We covered expectations next. Attendance culture, safety tools (we’re using X, N and O cards as well as a rolling open door policy), and some content warnings. This campaign’s going to go some dark places, villains inspired by things I’ve lived through or wrestled with. That’s always a bit vulnerable to say out loud, but I think it helped everyone lock into the tone I’m aiming for: grounded, intense, and still fantastical. One of my goals with this world is to use DnD as a medium to tell the story’s of my own life that I’m still processing.
Then came the world dump: the Plates, the Districts, the arcane bureaucracy, the five wizard factions. I used a bunch of DALL·E images I’d prompted to help sell the setting, and it worked. The moment I saw a player go, “Oh, Monarch elves have butterfly wings? Oh yeah, I’m playing one of those,” I knew we were off to the races.
Character creation filled the rest of the session. Highlights:
- A bard from Plate One, leaning hard into elite Monarch Elf energy and aligning with the Gilded Gaze.

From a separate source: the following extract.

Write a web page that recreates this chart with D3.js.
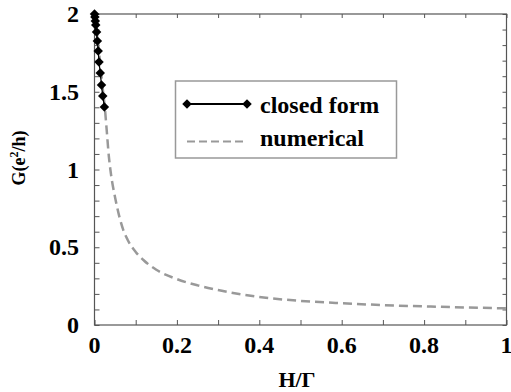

- A physical-role player challenging himself with a caster, he rolled up a catkin Paragon, locking into the world’s institutional magic and street-level heroics.
- A warlock who gravitated toward the Transneuroclast faction, self-modding and cyberpunk-adjacent. I’m probably writing a subclass for that. I don’t love homebrew subclasses, but this one feels like it’s asking to be born.
The whole group showed up (seven players total), which won’t always happen, but I’m building this campaign with that in mind. I know who tends to be late, who’ll dip early, and who shows up every time. The core is solid. They’re curious. They’re engaged. And if their early picks are any indication, they’re going to loop beautifully.
Roll20 gave us some grief (the new character tools + custom races = jank), but even with that, the energy was right.